Born 1944 • Died August 30, 2012

By Tom Daubert

Richard Giles Flor, of Miles City, Montana, a Vietnam vet and loving husband and father, became a martyr to the cause of cannabis patients’ rights Aug. 30, 2012 at the age of 68. In the eyes of his friends and colleagues, he was functionally murdered by the federal government’s draconian enforcement of prohibition.

Flor died in federal custody, while in the process of being transferred to the federal medical facility to which a judge had sentenced him some six months earlier. He had languished instead in a private state prison, receiving none of the vital healthcare treatment he needed. The same judge had refused to release him temporarily, finding that the situation, while “regrettable,” didn’t legally justify compassion.

Flor had produced quality medical marijuana for suffering patients for more than six years under the watchful and evidently approving eye of state and local law enforcement officials. That came to an abrupt end when his home was among 26 Montana locations the DEA raided in mid-March 2011.

Flor participated actively in the state’s 2004 ballot issue campaign to legalize medical marijuana, providing his home as a location for filming patient interviews that were used in successful television and radio advertisements. Once the law went into effect, Flor became the state’s first registered caregiver, and served patients who came to revere him not only for his friendship, kindness and compassion, but for the quality of the medicine he grew. Over the years, as the number of patients he served increase, Flor’s outdoor garden came to consume most of his backyard.

His activities were well-known in the community of Miles City, a small ranching and railroad town of only 8,500. He had been born and raised there, lived most of his life there, and a deputy sheriff lived across the alley from his garden. Several times over the years the Eastern Montana Drug Task Force had visited to count his plants and check his paperwork, always finding his operation acceptable under the law.

In April 2009, Flor became a founding partner in Montana Cannabis, which grew to serve hundreds of patients statewide and actively sought to model how the law’s provisions could be fulfilled as well as more effectively regulated. Flor ran the eastern Montana portion of the operation with the help of his wife, Sherry, and son, Justin. The company also had offices in Billings and Missoula, and was headquartered in a 10,000- square-foot greenhouse outside Helena, the state’s capital. The greenhouse regularly hosted tours for community leaders, state legislators and law enforcement officials, all of whom approved.

Initially, the Flors were charged with multiple federal drug offenses, including conspiracy, trafficking, money-laundering and weapons, carrying combined mandatory minimum penalties of many decades.
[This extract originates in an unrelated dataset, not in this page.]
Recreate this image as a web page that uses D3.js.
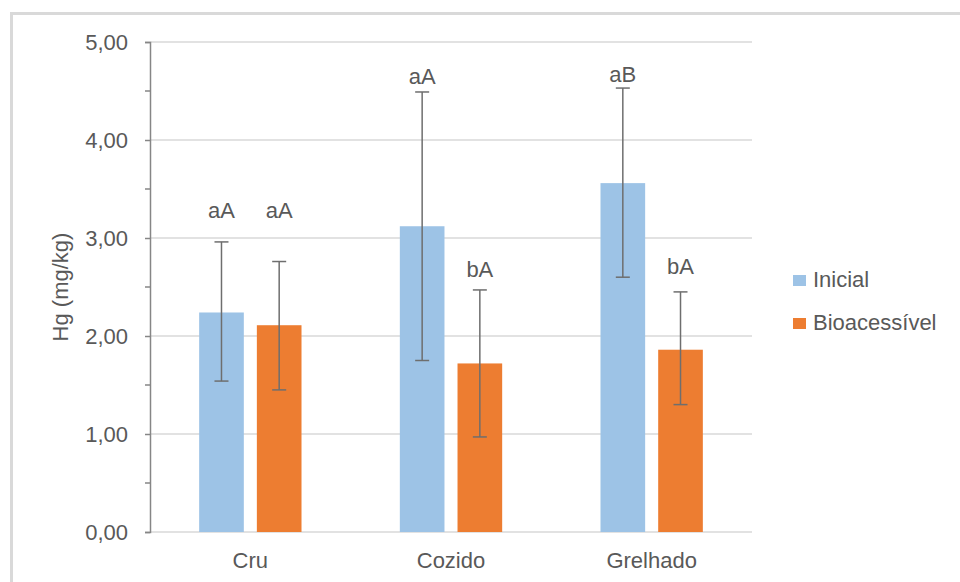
<!DOCTYPE html>
<html>
<head>
<meta charset="utf-8">
<script src="https://cdn.jsdelivr.net/npm/d3@7"></script>
<style>
  body { margin: 0; background: #fff; }
  svg text { font-family: "Liberation Sans", Arial, sans-serif; fill: #595959; }
</style>
</head>
<body>
<div id="chart"></div>
<script>
// Data
var categories = ["Cru", "Cozido", "Grelhado"];
var series = ["Inicial", "Bioacessível"];
var inicial = [2.24, 3.12, 3.56];
var inicialLow = [1.54, 1.75, 2.60];
var inicialHigh = [2.96, 4.49, 4.53];
var bio = [2.11, 1.72, 1.86];
var bioLow = [1.45, 0.97, 1.30];
var bioHigh = [2.76, 2.47, 2.45];
var inicialLabels = ["aA", "aA", "aB"];
var bioLabels = ["aA", "bA", "bA"];
var inicialLabelAt = [3.20, 4.57, 4.59];
var bioLabelAt = [3.20, 2.60, 2.63];
var yTicks = [0, 1, 2, 3, 4, 5];
var colors = ["#9DC3E6", "#ED7D31"];

var svgWidth = 960;
var svgHeight = 582;
var margin = { top: 42, right: 208, bottom: 50, left: 150 };
var width = svgWidth - margin.left - margin.right;
var height = svgHeight - margin.top - margin.bottom;

var svg = d3.select("#chart")
  .append("svg")
  .attr("width", svgWidth)
  .attr("height", svgHeight);

// Chart frame
svg.append("rect")
  .attr("x", 11.5)
  .attr("y", 13.5)
  .attr("width", 1000)
  .attr("height", 1000)
  .attr("fill", "none")
  .attr("stroke", "#d9d9d9")
  .attr("stroke-width", 3);

var chartGroup = svg.append("g")
  .attr("transform", `translate(${margin.left}, ${margin.top})`);

// Build rows from the arrays
var rows = categories.map(function(c, i) {
  return {
    cat: c,
    bars: [
      { s: series[0], v: inicial[i], lo: inicialLow[i], hi: inicialHigh[i], label: inicialLabels[i], at: inicialLabelAt[i] },
      { s: series[1], v: bio[i], lo: bioLow[i], hi: bioHigh[i], label: bioLabels[i], at: bioLabelAt[i] }
    ]
  };
});

// Scales
var x0 = d3.scaleBand()
  .domain(categories)
  .range([0, width])
  .paddingInner(0.49)
  .paddingOuter(0.245);

var x1 = d3.scaleBand()
  .domain(series)
  .range([0, x0.bandwidth()])
  .paddingInner(0.226);

var y = d3.scaleLinear()
  .domain([0, 5])
  .range([height, 0]);

var color = d3.scaleOrdinal().domain(series).range(colors);

// Gridlines
chartGroup.append("g")
  .selectAll("line")
  .data(yTicks)
  .enter()
  .append("line")
  .attr("x1", 0)
  .attr("x2", width)
  .attr("y1", d => y(d))
  .attr("y2", d => y(d))
  .attr("stroke", "#d9d9d9")
  .attr("stroke-width", 1.5);

// Bars
var groups = chartGroup.selectAll(".cat")
  .data(rows)
  .enter()
  .append("g")
  .attr("transform", d => `translate(${x0(d.cat)}, 0)`);

groups.selectAll("rect")
  .data(d => d.bars)
  .enter()
  .append("rect")
  .attr("x", d => x1(d.s))
  .attr("y", d => y(d.v))
  .attr("width", x1.bandwidth())
  .attr("height", d => y(0) - y(d.v))
  .attr("fill", d => color(d.s));

// Error bars
var err = groups.selectAll(".err")
  .data(d => d.bars)
  .enter()
  .append("g")
  .attr("stroke", "#6e6e6e")
  .attr("stroke-width", 1.5);

err.append("line")
  .attr("x1", d => x1(d.s) + x1.bandwidth() / 2)
  .attr("x2", d => x1(d.s) + x1.bandwidth() / 2)
  .attr("y1", d => y(d.lo))
  .attr("y2", d => y(d.hi));

err.selectAll(".cap")
  .data(d => [{ s: d.s, v: d.lo }, { s: d.s, v: d.hi }])
  .enter()
  .append("line")
  .attr("x1", d => x1(d.s) + x1.bandwidth() / 2 - 7)
  .attr("x2", d => x1(d.s) + x1.bandwidth() / 2 + 7)
  .attr("y1", d => y(d.v))
  .attr("y2", d => y(d.v));

// Significance labels
groups.selectAll(".lbl")
  .data(d => d.bars)
  .enter()
  .append("text")
  .attr("x", d => x1(d.s) + x1.bandwidth() / 2)
  .attr("y", d => y(d.at))
  .attr("text-anchor", "middle")
  .style("font-size", "22px")
  .text(d => d.label);

// Axes
var leftAxis = d3.axisLeft(y)
  .tickValues(yTicks)
  .tickSize(5)
  .tickPadding(17)
  .tickFormat(d => d3.format(".2f")(d).replace(".", ","));

var yAxisG = chartGroup.append("g").call(leftAxis);
yAxisG.select(".domain").attr("stroke", "#868686").attr("stroke-width", 1.5);
yAxisG.selectAll(".tick line").attr("stroke", "#868686").attr("stroke-width", 1.5);
yAxisG.selectAll(".tick text")
  .style("font-size", "22px")
  .style("fill", "#595959")
  .attr("font-family", null);

// Minor ticks
chartGroup.append("g")
  .selectAll("line")
  .data(yTicks.slice(0, -1).map(d => d + 0.5))
  .enter()
  .append("line")
  .attr("x1", -5)
  .attr("x2", 0)
  .attr("y1", d => y(d))
  .attr("y2", d => y(d))
  .attr("stroke", "#868686")
  .attr("stroke-width", 1.5);

// Category labels
chartGroup.append("g")
  .selectAll("text")
  .data(categories)
  .enter()
  .append("text")
  .attr("x", d => x0(d) + x0.bandwidth() / 2)
  .attr("y", height + 36)
  .attr("text-anchor", "middle")
  .style("font-size", "22px")
  .text(d => d);

// Axis title
chartGroup.append("text")
  .attr("transform", `translate(${-82}, ${height / 2}) rotate(-90)`)
  .attr("text-anchor", "middle")
  .style("font-size", "22px")
  .text("Hg (mg/kg)");

// Legend
var legend = svg.append("g")
  .attr("transform", "translate(793, 275)");

var items = legend.selectAll("g")
  .data(series)
  .enter()
  .append("g")
  .attr("transform", (d, i) => `translate(0, ${i * 43})`);

items.append("rect")
  .attr("width", 13)
  .attr("height", 11)
  .attr("fill", d => color(d));

items.append("text")
  .attr("x", 20)
  .attr("y", 12)
  .style("font-size", "22px")
  .text(d => d);
</script>
</body>
</html>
Ultimately, they pled guilty to “operating a premises,” which carries no mandatory sentence other than probation. Hoping for a merciful sentence of home arrest or less, Flor was instead sentenced to spend five years in a federal medical facility, given his serious ailments, which included diabetes and a heart condition. His son Justin was sentenced to five years in a federal prison and wife Sherry to two years.

Flor’s already poor health began declining precipitously the moment he was arrested. A few months later, minor dementia began, which the government later found compromised his ability to participate in his own defense. State prison provided none of the healthcare he needed. When he fell and broke ribs and other bones, he pled for relief but only received a small monthly ration of ibuprofen.

As he was finally being transferred to a federal medical facility, he suffered two heart attacks and was put on life support. On the recommendation of the treating physician, his daughter, Kristin, made the call to terminate support. Twenty minutes after Flor died, federal marshals unlocked the shackles on his ankles, placed there despite the fact that Flor had long before lost the ability even to walk.

Flor will be remembered by those who grew up with him for his kindness, sense of humor and love of dancing. Those who knew him in his later years remember his kindness and great sense of humor and compassion and for his love for — and devotion to — family, especially Sherry.

Everyone who knew him loved him. Memorial services will be held for Flor once Sherry is released from prison, expected by July 2014.